— WRITTEN REQUEST —
A verbatim copy is needed of the lines from the one containing "Reproduce this diagram with TikZ." down to the one containing "minimum width=243pt, minimum", inclusive. Print it with no pictures.

───── DATASET ROWS

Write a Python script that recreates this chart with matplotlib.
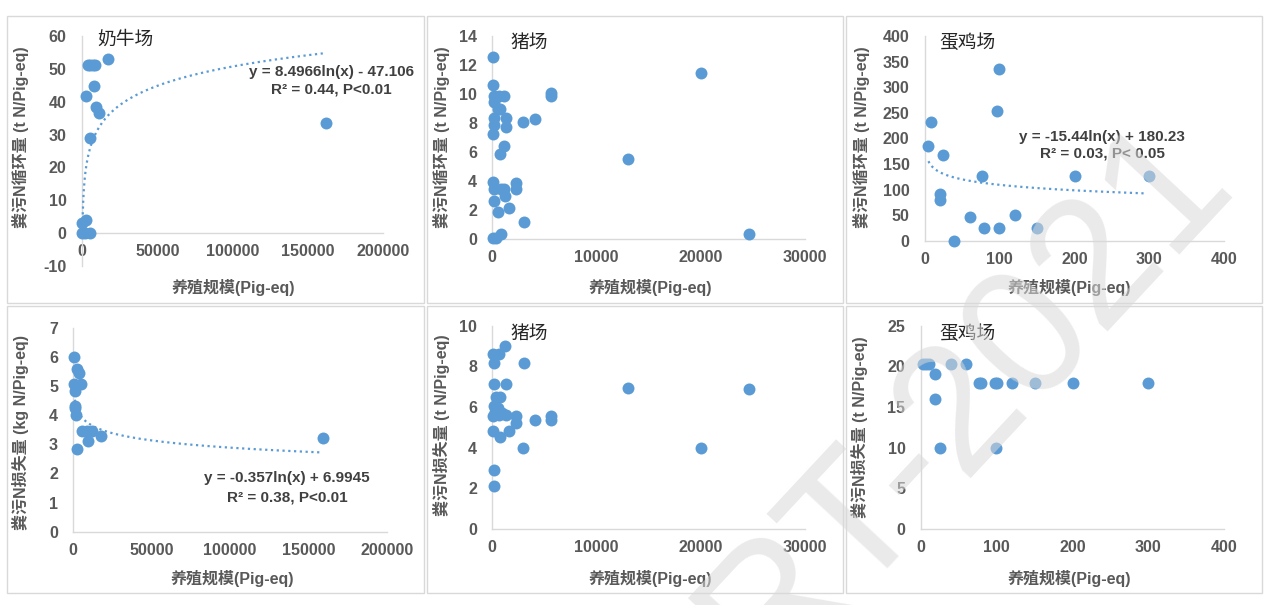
import numpy as np
import matplotlib.pyplot as plt
from matplotlib.patches import Rectangle

plt.rcParams["font.family"] = ["Liberation Sans", "Noto Sans CJK SC", "DejaVu Sans"]
plt.rcParams["axes.unicode_minus"] = False

# ------------------------------------------------------------
# data
# ------------------------------------------------------------
# 奶牛场 - N 循环量
dairy_cyc_x = [3800, 5500, 7000, 8700, 17500, 2700, 8200, 9100, 11100, 5300,
               162000, 2700, 100, 100, 2000, 5300]
dairy_cyc_y = [51.3, 51.3, 51.3, 51.3, 53.0, 41.7, 44.7, 38.3, 36.5, 29.0,
               33.4, 4.0, 3.1, 0.0, 0.0, 0.0]

# 猪场 - N 循环量
pig_cyc_x = [100, 100, 20030, 5600, 5600, 200, 600, 1100, 200, 500,
             750, 200, 1300, 2950, 4060, 200, 1300, 100, 1150, 750,
             13000, 100, 2250, 2250, 150, 850, 1100, 1200, 150, 500,
             1650, 3000, 800, 100, 400, 24640]
pig_cyc_y = [12.53, 10.65, 11.48, 10.1, 9.87, 9.87, 9.87, 9.87, 9.48, 9.0,
             8.95, 8.33, 8.33, 8.06, 8.26, 7.87, 7.71, 7.25, 6.45, 5.85,
             5.53, 3.97, 3.86, 3.44, 3.45, 3.45, 3.45, 2.98, 2.66, 1.9,
             2.13, 1.17, 0.37, 0.07, 0.07, 0.34]

# 蛋鸡场 - N 循环量
layer_cyc_x = [4, 9, 24, 20, 20, 39, 60, 76, 79, 99, 97, 99, 120, 150, 200, 300]
layer_cyc_y = [185, 231, 167, 91, 80, 0, 46, 127, 24, 335, 254, 24, 50, 24, 127, 127]

# 奶牛场 - N 损失量
dairy_loss_x = [640, 2550, 3600, 400, 4900, 850, 850, 850, 1700, 5300,
                8500, 11700, 17450, 9150, 2550, 159600]
dairy_loss_y = [6.0, 5.58, 5.46, 5.07, 5.07, 4.83, 4.31, 4.23, 4.0, 3.47,
                3.47, 3.47, 3.29, 3.11, 2.84, 3.23]

# 猪场 - N 损失量
pig_loss_x = [1200, 100, 650, 150, 3040, 200, 1300, 13060, 24580, 400,
              750, 200, 500, 100, 650, 1300, 2300, 5600, 5600, 4060,
              2300, 60, 1650, 750, 2950, 20030, 130, 130, 950, 300]
pig_loss_y = [9.02, 8.59, 8.59, 8.18, 8.15, 7.13, 7.13, 6.95, 6.9, 6.48,
              6.48, 6.07, 5.93, 5.57, 5.6, 5.6, 5.57, 5.57, 5.36, 5.36,
              5.2, 4.82, 4.82, 4.54, 3.97, 3.97, 2.9, 2.13, 5.69, 5.77]

# 蛋鸡场 - N 损失量
layer_loss_x = [3.5, 7, 10.5, 40, 60, 19.3, 77, 79.5, 98, 100, 120, 150, 200, 299,
                19.3, 25, 99.7]
layer_loss_y = [20.3, 20.3, 20.3, 20.3, 20.3, 19.06, 18, 18, 18, 18, 18, 18, 18, 18,
                16, 9.92, 9.92]

# log trendlines: (a, b, x_start, x_end)  y = a*ln(x) + b
trend_dairy_cyc = (8.4966, -47.106, 500, 160000)
trend_layer_cyc = (-15.44, 180.23, 5, 295)
trend_dairy_loss = (-0.357, 6.9945, 1000, 157000)

# ------------------------------------------------------------
# style
# ------------------------------------------------------------
W, H = 1272, 605
DOT = "#5B9BD5"
AXIS = "#D9D9D9"
TICK = "#595959"
EQ = "#404040"

YLAB_CYC = "粪污N循环量 (t N/Pig-eq)"
YLAB_LOSS_KG = "粪污N损失量 (kg N/Pig-eq)"
YLAB_LOSS_T = "粪污N损失量 (t N/Pig-eq)"
XLAB = "养殖规模(Pig-eq)"

fig = plt.figure(figsize=(W / 100, H / 100), dpi=100)


def fx(x):
    return x / W


def fy(y):
    return 1 - y / H


# panel frames
for (x0, x1) in [(7, 424), (427, 843), (846, 1262)]:
    for (y0, y1) in [(16, 303), (306, 593)]:
        fig.add_artist(Rectangle((fx(x0), fy(y1)), fx(x1 - x0), (y1 - y0) / H,
                                 transform=fig.transFigure, fill=False,
                                 edgecolor=AXIS, linewidth=1))


def make_panel(box, xlim, ylim, xstep, ystep, xs, ys, title=None, title_xy=None,
               ylab="", ylab_xy=None, xlab_xy=None):
    x0, x1, ytop, ybot = box
    ax = fig.add_axes([fx(x0), fy(ybot), fx(x1 - x0), (ybot - ytop) / H])
    ax.set_xlim(*xlim)
    ax.set_ylim(*ylim)
    ax.set_xticks(np.arange(xlim[0], xlim[1] + 1e-9, xstep))
    ax.set_yticks(np.arange(ylim[0], ylim[1] + 1e-9, ystep))
    ax.patch.set_alpha(0)
    for s in ["top", "right"]:
        ax.spines[s].set_visible(False)
    ax.spines["left"].set_position(("data", 0))
    ax.spines["bottom"].set_position(("data", 0))
    for s in ["left", "bottom"]:
        ax.spines[s].set_color(AXIS)
        ax.spines[s].set_linewidth(1.0)
    ax.tick_params(axis="both", length=0, labelsize=11.5, labelcolor=TICK)
    ax.tick_params(axis="y", pad=11)
    ax.tick_params(axis="x", pad=8)
    for lab in ax.get_xticklabels() + ax.get_yticklabels():
        lab.set_fontweight("bold")
    ax.scatter(xs, ys, s=74, color=DOT, linewidths=0, clip_on=False, zorder=3)
    if title:
        fig.text(fx(title_xy[0]), fy(title_xy[1]), title, fontsize=13.5,
                 color="#262626", family=["Noto Sans CJK SC"], ha="left", va="center")
    fig.text(fx(ylab_xy[0]), fy(ylab_xy[1]), ylab, rotation=90, fontsize=11.5,
             color=TICK, fontweight="bold", ha="center", va="center")
    fig.text(fx(xlab_xy[0]), fy(xlab_xy[1]), XLAB, fontsize=11.5,
             color=TICK, fontweight="bold", ha="center", va="center")
    return ax


def add_trend(ax, trend):
    a, b, xa, xb = trend
    xx = np.geomspace(xa, xb, 400)
    ax.plot(xx, a * np.log(xx) + b, color=DOT, linewidth=1.6,
            linestyle=(0, (1, 1.6)), zorder=4, clip_on=False)


def add_eq(cx, y1, y2, line1, line2):
    for y, t in [(y1, line1), (y2, line2)]:
        fig.text(fx(cx), fy(y), t, fontsize=11, color=EQ, fontweight="bold",
                 ha="center", va="center")


# row 1 -------------------------------------------------------
ax1 = make_panel((82, 383, 36, 266), (0, 200000), (-10, 60), 50000, 10,
                 dairy_cyc_x, dairy_cyc_y, "奶牛场", (97, 39),
                 YLAB_CYC, (21, 137), (233, 287))
add_trend(ax1, trend_dairy_cyc)
add_eq(331, 72, 89, "y = 8.4966ln(x) - 47.106", "R² = 0.44, P<0.01")

ax2 = make_panel((492.3, 805, 36, 239.3), (0, 30000), (0, 14), 10000, 2,
                 pig_cyc_x, pig_cyc_y, "猪场", (510, 42),
                 YLAB_CYC, (441, 137), (650, 287))

ax3 = make_panel((924.7, 1224.3, 36, 240.7), (0, 400), (0, 400), 100, 50,
                 layer_cyc_x, layer_cyc_y, "蛋鸡场", (939, 42),
                 YLAB_CYC, (861, 137), (1069, 287))
add_trend(ax3, trend_layer_cyc)
add_eq(1102, 137, 154, "y = -15.44ln(x) + 180.23", "R² = 0.03, P< 0.05")

# row 2 -------------------------------------------------------
ax4 = make_panel((73.3, 386.7, 327.7, 531.7), (0, 200000), (0, 7), 50000, 1,
                 dairy_loss_x, dairy_loss_y, None, None,
                 YLAB_LOSS_KG, (21, 432), (232, 578))
add_trend(ax4, trend_dairy_loss)
add_eq(287, 478, 497, "y = -0.357ln(x) + 6.9945", "R² = 0.38, P<0.01")

ax5 = make_panel((492.3, 805, 325.7, 529), (0, 30000), (0, 10), 10000, 2,
                 pig_loss_x, pig_loss_y, "猪场", (510, 333),
                 YLAB_LOSS_T, (441, 425), (650, 578))

ax6 = make_panel((920.7, 1224.3, 325.7, 529), (0, 400), (0, 25), 100, 5,
                 layer_loss_x, layer_loss_y, "蛋鸡场", (939, 333),
                 YLAB_LOSS_T, (859, 427), (1069, 578))

# watermark (semi-transparent, drawn above everything)
fig.text(fx(1000), fy(432), "RT-2021", fontsize=130, rotation=47,
         rotation_mode="anchor", ha="center", va="baseline",
         color="#D9D9D9", alpha=0.55, family=["Liberation Sans"], zorder=20)

fig.savefig("out.png", dpi=100, facecolor="white")
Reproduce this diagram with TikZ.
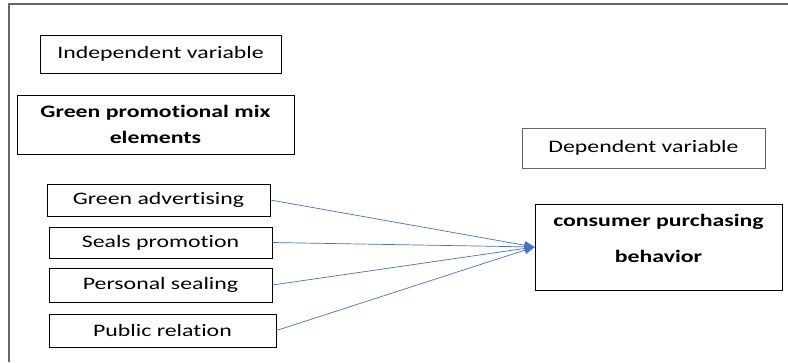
\documentclass[tikz,border=0pt]{standalone}
\usepackage{fontspec}
\setmainfont{Carlito}[FakeStretch=1.36,Ligatures=NoCommon]
\usepackage{xcolor}
\usepackage{tikz}
\usetikzlibrary{arrows.meta,positioning}
\definecolor{LinkBlue}{HTML}{4472C4}

\begin{document}
\begin{tikzpicture}[
  x=1pt, y=-1pt,
  varbox/.style={rectangle, draw=black, line width=0.9pt, align=center, inner sep=0pt, font=\fontsize{17.5}{21}\selectfont},
  headbox/.style={varbox, font=\fontsize{17.5}{21}\selectfont\bfseries},
  link/.style={-{Triangle[length=10pt,width=8pt]}, LinkBlue, line width=0.7pt}
]
\useasboundingbox (0,0) rectangle (788,362);

% frame
\draw[gray!80!black, line width=1.6pt] (788,4) -- (9,4) -- (9,362);

% Labels
\node[varbox, minimum width=241pt, minimum height=38pt] (indep) at (160.5,54) {Independent variable};
\node[headbox, minimum width=277pt, minimum height=59pt] (mix) at (155.5,124.5) {Green promotional mix\\[5pt]elements};
\node[varbox, draw=gray!80!black, minimum width=243pt, minimum height=40pt] (dep) at (643.5,148) {Dependent variable};

% Dependent
\node[headbox, minimum width=247pt, minimum height=86pt, text depth=18pt] (cpb) at (658.5,247) {consumer purchasing\\[15pt]behavior};

% Independent elements
\node[varbox, minimum width=223pt, minimum height=32pt] (adv) at (158.5,200) {Green advertising};
\node[varbox, minimum width=223pt, minimum height=31pt] (seals) at (160.5,242.5) {Seals promotion};
\node[varbox, minimum width=223pt, minimum height=34pt] (pers) at (160.5,285) {Personal sealing};
\node[varbox, minimum width=227pt, minimum height=33pt] (pub) at (162.5,330.5) {Public relation};

% Arrows
\draw[link] (adv.east) -- (cpb.west);
\draw[link] (seals.east) -- (cpb.west);
\draw[link] (pers.east) -- (cpb.west);
\draw[link] (pub.east) -- (cpb.west);

\end{tikzpicture}
\end{document}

──────────

— WORKED SOLUTION —
Reproduce this diagram with TikZ.
\documentclass[tikz,border=0pt]{standalone}
\usepackage{fontspec}
\setmainfont{Carlito}[FakeStretch=1.36,Ligatures=NoCommon]
\usepackage{xcolor}
\usepackage{tikz}
\usetikzlibrary{arrows.meta,positioning}
\definecolor{LinkBlue}{HTML}{4472C4}

\begin{document}
\begin{tikzpicture}[
  x=1pt, y=-1pt,
  varbox/.style={rectangle, draw=black, line width=0.9pt, align=center, inner sep=0pt, font=\fontsize{17.5}{21}\selectfont},
  headbox/.style={varbox, font=\fontsize{17.5}{21}\selectfont\bfseries},
  link/.style={-{Triangle[length=10pt,width=8pt]}, LinkBlue, line width=0.7pt}
]
\useasboundingbox (0,0) rectangle (788,362);

% frame
\draw[gray!80!black, line width=1.6pt] (788,4) -- (9,4) -- (9,362);

% Labels
\node[varbox, minimum width=241pt, minimum height=38pt] (indep) at (160.5,54) {Independent variable};
\node[headbox, minimum width=277pt, minimum height=59pt] (mix) at (155.5,124.5) {Green promotional mix\\[5pt]elements};
\node[varbox, draw=gray!80!black, minimum width=243pt, minimum height=40pt] (dep) at (643.5,148) {Dependent variable};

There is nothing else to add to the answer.